### AIM
Leave out the pictures and restate the rest of the data exactly.
Start of DATA EXCERPT
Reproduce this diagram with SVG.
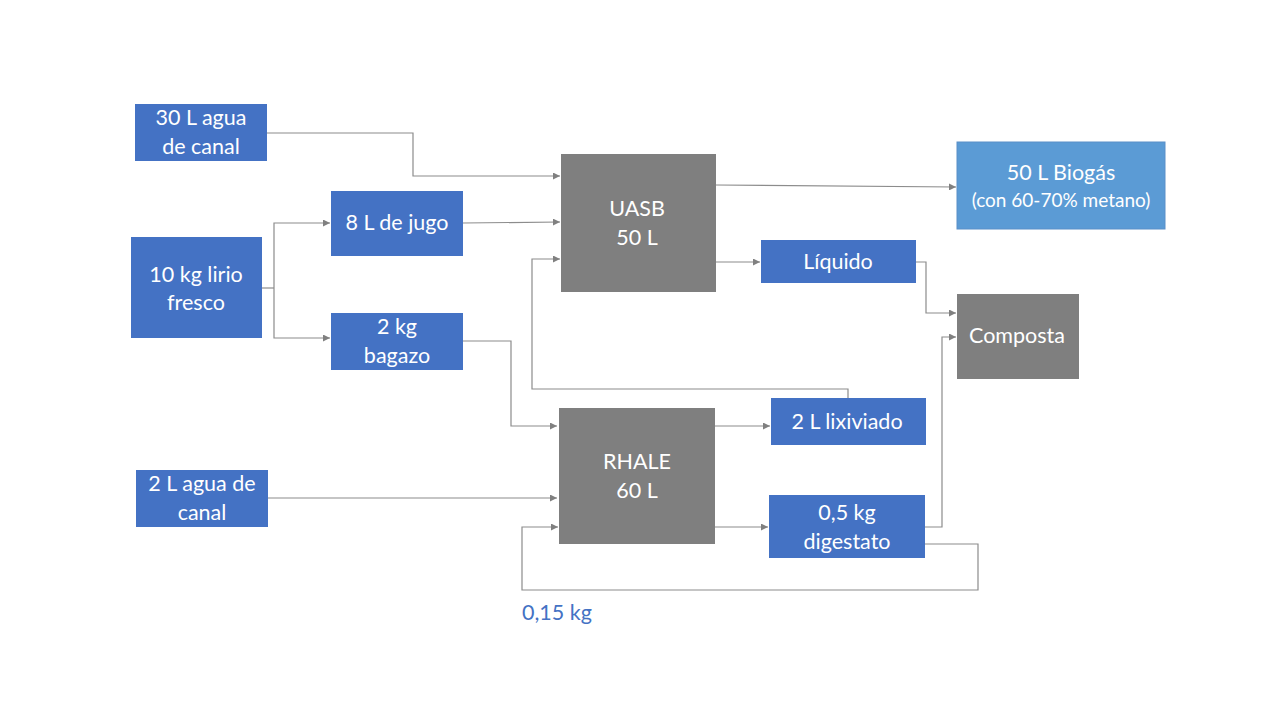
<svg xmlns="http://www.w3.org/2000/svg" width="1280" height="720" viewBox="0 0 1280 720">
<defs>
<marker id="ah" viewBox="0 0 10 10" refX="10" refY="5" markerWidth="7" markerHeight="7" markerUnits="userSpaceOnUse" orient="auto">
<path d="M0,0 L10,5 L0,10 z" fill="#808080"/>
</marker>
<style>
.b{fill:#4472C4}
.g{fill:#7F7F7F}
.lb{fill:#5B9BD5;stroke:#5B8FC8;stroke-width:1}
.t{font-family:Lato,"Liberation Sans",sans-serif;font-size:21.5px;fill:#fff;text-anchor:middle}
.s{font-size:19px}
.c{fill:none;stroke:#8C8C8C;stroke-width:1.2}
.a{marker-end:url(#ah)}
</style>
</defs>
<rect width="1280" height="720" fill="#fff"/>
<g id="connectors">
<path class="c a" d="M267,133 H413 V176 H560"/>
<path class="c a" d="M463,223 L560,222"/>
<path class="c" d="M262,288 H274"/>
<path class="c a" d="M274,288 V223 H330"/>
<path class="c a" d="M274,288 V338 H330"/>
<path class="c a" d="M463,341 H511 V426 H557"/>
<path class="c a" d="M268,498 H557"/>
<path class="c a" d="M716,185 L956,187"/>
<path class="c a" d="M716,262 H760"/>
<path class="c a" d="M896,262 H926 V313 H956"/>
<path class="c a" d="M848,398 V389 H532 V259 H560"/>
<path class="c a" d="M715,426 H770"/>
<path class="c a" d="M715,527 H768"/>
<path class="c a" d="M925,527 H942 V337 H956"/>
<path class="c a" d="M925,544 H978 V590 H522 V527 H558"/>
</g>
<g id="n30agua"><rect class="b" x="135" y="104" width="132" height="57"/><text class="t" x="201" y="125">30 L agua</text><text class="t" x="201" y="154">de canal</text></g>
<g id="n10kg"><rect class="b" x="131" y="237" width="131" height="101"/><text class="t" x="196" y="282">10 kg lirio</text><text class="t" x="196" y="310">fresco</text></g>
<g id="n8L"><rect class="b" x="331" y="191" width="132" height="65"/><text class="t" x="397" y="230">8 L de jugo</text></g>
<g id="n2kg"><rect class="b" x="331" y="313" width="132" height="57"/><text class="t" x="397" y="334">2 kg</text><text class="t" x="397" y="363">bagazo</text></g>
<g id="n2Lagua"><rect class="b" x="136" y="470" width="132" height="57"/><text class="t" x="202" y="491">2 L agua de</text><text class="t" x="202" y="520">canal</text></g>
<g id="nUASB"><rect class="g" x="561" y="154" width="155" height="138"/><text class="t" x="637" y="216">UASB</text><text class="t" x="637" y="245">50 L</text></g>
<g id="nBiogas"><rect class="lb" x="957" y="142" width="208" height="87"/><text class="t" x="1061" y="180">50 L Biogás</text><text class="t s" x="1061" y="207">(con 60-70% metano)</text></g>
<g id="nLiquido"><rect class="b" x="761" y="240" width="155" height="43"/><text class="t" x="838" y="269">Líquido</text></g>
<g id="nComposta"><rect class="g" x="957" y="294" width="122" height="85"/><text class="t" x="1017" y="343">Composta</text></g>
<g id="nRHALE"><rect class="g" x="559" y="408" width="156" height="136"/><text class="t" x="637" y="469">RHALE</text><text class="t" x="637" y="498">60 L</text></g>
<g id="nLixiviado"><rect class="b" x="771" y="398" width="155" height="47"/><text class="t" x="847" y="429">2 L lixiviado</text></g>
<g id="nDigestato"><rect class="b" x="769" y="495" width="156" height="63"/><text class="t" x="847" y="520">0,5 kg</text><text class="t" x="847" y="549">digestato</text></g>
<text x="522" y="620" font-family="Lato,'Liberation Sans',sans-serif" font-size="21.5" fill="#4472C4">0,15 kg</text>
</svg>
End of DATA EXCERPT
### WRITTEN RESPONSE
Reproduce this diagram with SVG.
<svg xmlns="http://www.w3.org/2000/svg" width="1280" height="720" viewBox="0 0 1280 720">
<defs>
<marker id="ah" viewBox="0 0 10 10" refX="10" refY="5" markerWidth="7" markerHeight="7" markerUnits="userSpaceOnUse" orient="auto">
<path d="M0,0 L10,5 L0,10 z" fill="#808080"/>
</marker>
<style>
.b{fill:#4472C4}
.g{fill:#7F7F7F}
.lb{fill:#5B9BD5;stroke:#5B8FC8;stroke-width:1}
.t{font-family:Lato,"Liberation Sans",sans-serif;font-size:21.5px;fill:#fff;text-anchor:middle}
.s{font-size:19px}
.c{fill:none;stroke:#8C8C8C;stroke-width:1.2}
.a{marker-end:url(#ah)}
</style>
</defs>
<rect width="1280" height="720" fill="#fff"/>
<g id="connectors">
<path class="c a" d="M267,133 H413 V176 H560"/>
<path class="c a" d="M463,223 L560,222"/>
<path class="c" d="M262,288 H274"/>
<path class="c a" d="M274,288 V223 H330"/>
<path class="c a" d="M274,288 V338 H330"/>
<path class="c a" d="M463,341 H511 V426 H557"/>
<path class="c a" d="M268,498 H557"/>
<path class="c a" d="M716,185 L956,187"/>
<path class="c a" d="M716,262 H760"/>
<path class="c a" d="M896,262 H926 V313 H956"/>
<path class="c a" d="M848,398 V389 H532 V259 H560"/>
<path class="c a" d="M715,426 H770"/>
<path class="c a" d="M715,527 H768"/>
<path class="c a" d="M925,527 H942 V337 H956"/>
<path class="c a" d="M925,544 H978 V590 H522 V527 H558"/>
</g>
<g id="n30agua"><rect class="b" x="135" y="104" width="132" height="57"/><text class="t" x="201" y="125">30 L agua</text><text class="t" x="201" y="154">de canal</text></g>
<g id="n10kg"><rect class="b" x="131" y="237" width="131" height="101"/><text class="t" x="196" y="282">10 kg lirio</text><text class="t" x="196" y="310">fresco</text></g>
<g id="n8L"><rect class="b" x="331" y="191" width="132" height="65"/><text class="t" x="397" y="230">8 L de jugo</text></g>
<g id="n2kg"><rect class="b" x="331" y="313" width="132" height="57"/><text class="t" x="397" y="334">2 kg</text><text class="t" x="397" y="363">bagazo</text></g>
<g id="n2Lagua"><rect class="b" x="136" y="470" width="132" height="57"/><text class="t" x="202" y="491">2 L agua de</text><text class="t" x="202" y="520">canal</text></g>
<g id="nUASB"><rect class="g" x="561" y="154" width="155" height="138"/><text class="t" x="637" y="216">UASB</text><text class="t" x="637" y="245">50 L</text></g>
<g id="nBiogas"><rect class="lb" x="957" y="142" width="208" height="87"/><text class="t" x="1061" y="180">50 L Biogás</text><text class="t s" x="1061" y="207">(con 60-70% metano)</text></g>
<g id="nLiquido"><rect class="b" x="761" y="240" width="155" height="43"/><text class="t" x="838" y="269">Líquido</text></g>
<g id="nComposta"><rect class="g" x="957" y="294" width="122" height="85"/><text class="t" x="1017" y="343">Composta</text></g>
<g id="nRHALE"><rect class="g" x="559" y="408" width="156" height="136"/><text class="t" x="637" y="469">RHALE</text><text class="t" x="637" y="498">60 L</text></g>
<g id="nLixiviado"><rect class="b" x="771" y="398" width="155" height="47"/><text class="t" x="847" y="429">2 L lixiviado</text></g>
<g id="nDigestato"><rect class="b" x="769" y="495" width="156" height="63"/><text class="t" x="847" y="520">0,5 kg</text><text class="t" x="847" y="549">digestato</text></g>
<text x="522" y="620" font-family="Lato,'Liberation Sans',sans-serif" font-size="21.5" fill="#4472C4">0,15 kg</text>
</svg>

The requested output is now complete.